まず、遺言書に記す氏名について、「本条にいう氏名の自書とは遺言者が何人であるかにつき疑いのない程度の表示があれば足り、必ずしも氏名を併記する必要はない。」(大判大4・7・3民録21輯1176頁)とするものがあります。

次に、押印について、遺言者の署名が存するが押印を欠く英文の自筆遺言証書につき、遺言者が帰化した人であることなどの事情を考え、有効とした事例があります(最判昭49・12・24民集28巻10号2152頁)。また、「遺言書本文を入れた封筒の封じ目にされた押印をもって、本条一項の押印の要件に欠けるところはない。」(最判平6・6・24家裁月報47巻3号60頁)とするものや、「自筆遺言証書における押印は、指印をもって足りる。」(最判平1・2・16民集43巻2号45頁)とするものもあります。

 

私見

遺言書自体に押印がなくても、さらには氏名すらなくても有効とする判例の流れから、本事案で高等裁判所が花押による遺言も有効であると判断することにも一理あると思われます。特に、英文での遺言の上記判例では、帰化人であるという特殊事項を考慮して押印がなくても有効である旨の判断したわけであり、本事案の花押についても、地域性などの特殊性を考慮すれば有効と判断してもよかったのではないかとも言えます。

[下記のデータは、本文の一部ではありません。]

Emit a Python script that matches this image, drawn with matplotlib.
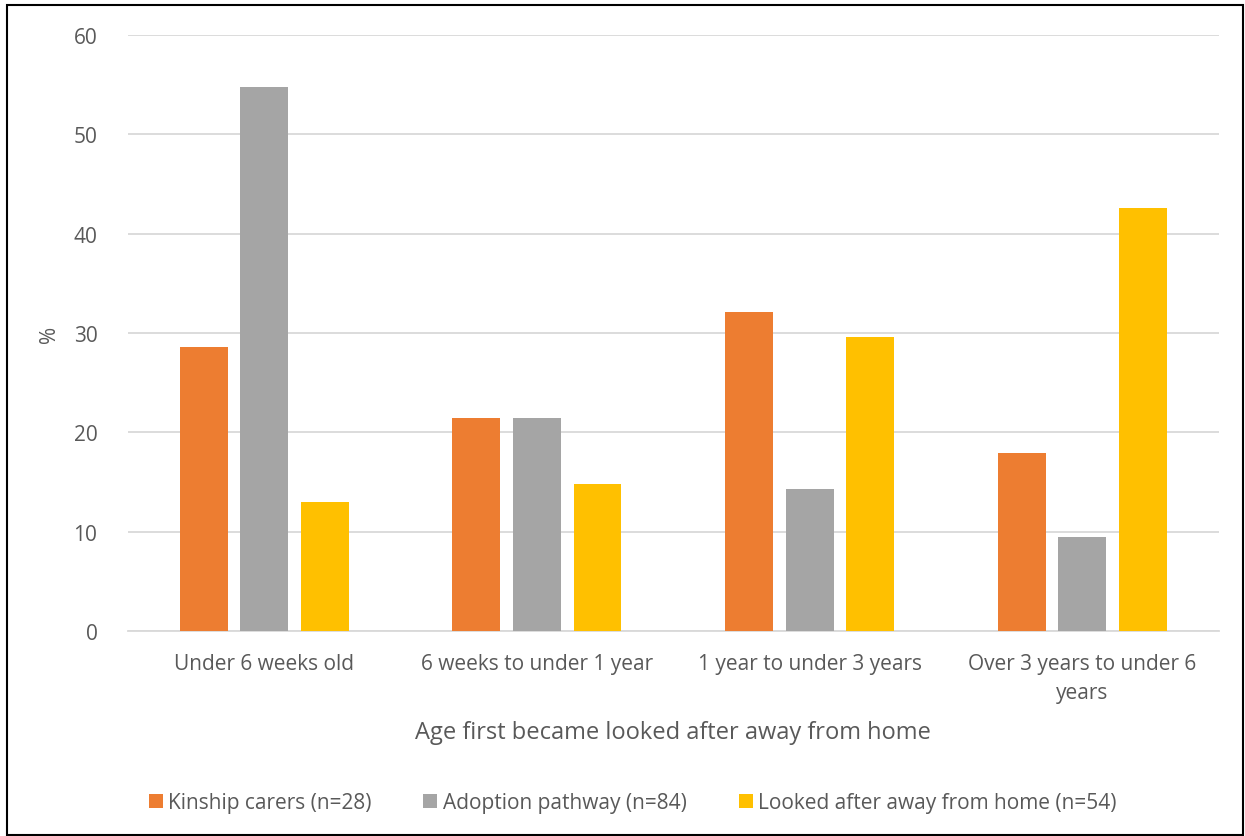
import numpy as np
import matplotlib.pyplot as plt
from matplotlib.patches import Rectangle

# categorias e valores (%)
categorias = ['Under 6 weeks old', '6 weeks to under 1 year',
              '1 year to under 3 years', 'Over 3 years to under 6\nyears']
kinship = [28.6, 21.4, 32.1, 17.9]
adoption = [54.8, 21.4, 14.3, 9.5]
looked_after = [13.0, 14.8, 29.6, 42.6]
series_nomes = ['Kinship carers (n=28)', 'Adoption pathway (n=84)',
                'Looked after away from home (n=54)']
cores = ['#ED7D31', '#A5A5A5', '#FFC000']

plt.rcParams['font.family'] = ['Open Sans', 'DejaVu Sans']
txt = '#595959'

fig = plt.figure(figsize=(12.45, 8.37), dpi=100)
ax = fig.add_axes([0.1028, 0.245, 0.876, 0.712])

x = np.arange(len(categorias))
largura = 0.176
passo = 0.222
for i, (vals, nome, cor) in enumerate(zip([kinship, adoption, looked_after], series_nomes, cores)):
    ax.bar(x + (i - 1) * passo, vals, largura, color=cor, label=nome, zorder=3)

ax.set_xlim(-0.5, 3.5)
ax.set_ylim(0, 60)
ax.set_yticks(range(0, 61, 10))
ax.grid(axis='y', color='#D9D9D9', linewidth=1.3, zorder=0)
for s in ['top', 'right', 'left']:
    ax.spines[s].set_visible(False)
ax.spines['bottom'].set_color('#D9D9D9')
ax.spines['bottom'].set_linewidth(1.3)
ax.tick_params(length=0, labelsize=15, colors=txt)
ax.tick_params(axis='x', pad=16)
ax.tick_params(axis='y', pad=22)
ax.set_xticks(x)
ax.set_xticklabels(categorias, linespacing=1.5)
ax.set_ylabel('%', fontsize=15, color=txt, labelpad=10)
ax.set_xlabel('Age first became looked after away from home', fontsize=17, color=txt, labelpad=12)

leg = fig.legend(loc='center', bbox_to_anchor=(0.508, 0.04), ncol=3, frameon=False,
                 fontsize=15, handlelength=0.67, handleheight=0.67, handletextpad=0.25,
                 columnspacing=2.5)
for t in leg.get_texts():
    t.set_color(txt)

# moldura da figura
fig.patches.append(Rectangle((7 / 1245, 0.001), 1236 / 1245, 1 - 6 / 837 - 0.001,
                             transform=fig.transFigure, fill=False, edgecolor='black',
                             linewidth=1.5))

fig.savefig('out.png', dpi=100)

本人が自由な意思により書いたかどうかが自筆証書遺言の最も重要な関心事ならば、実印等による押印よりもよほど花押のほうが偽造されにくいのではないかと思ったりもします。

まあ兎に角、最高裁の判断なので、自筆証書遺言を書く際に花押を書くときは必ずその下に押印するようにしましょう。花押のような印鑑を作っておくというのも手かな・・・。

 

 

 

事件番号  平成27(受)118
事件名  遺言書真正確認等,求償金等請求事件
裁判年月日  平成28年6月3日
法廷名  最高裁判所第二小法廷
裁判種別  判決
結果  破棄差戻
判例集等巻・号・頁  民集 第70巻5号1263頁
原審裁判所名  福岡高等裁判所  那覇支部
原審事件番号  平成26(ネ)62
原審裁判年月日  平成26年10月23日
判示事項  いわゆる花押を書くことと民法968条1項の押印の要件
裁判要旨  いわゆる花押を書くことは,民法968条1項の押印の要件を満たさない。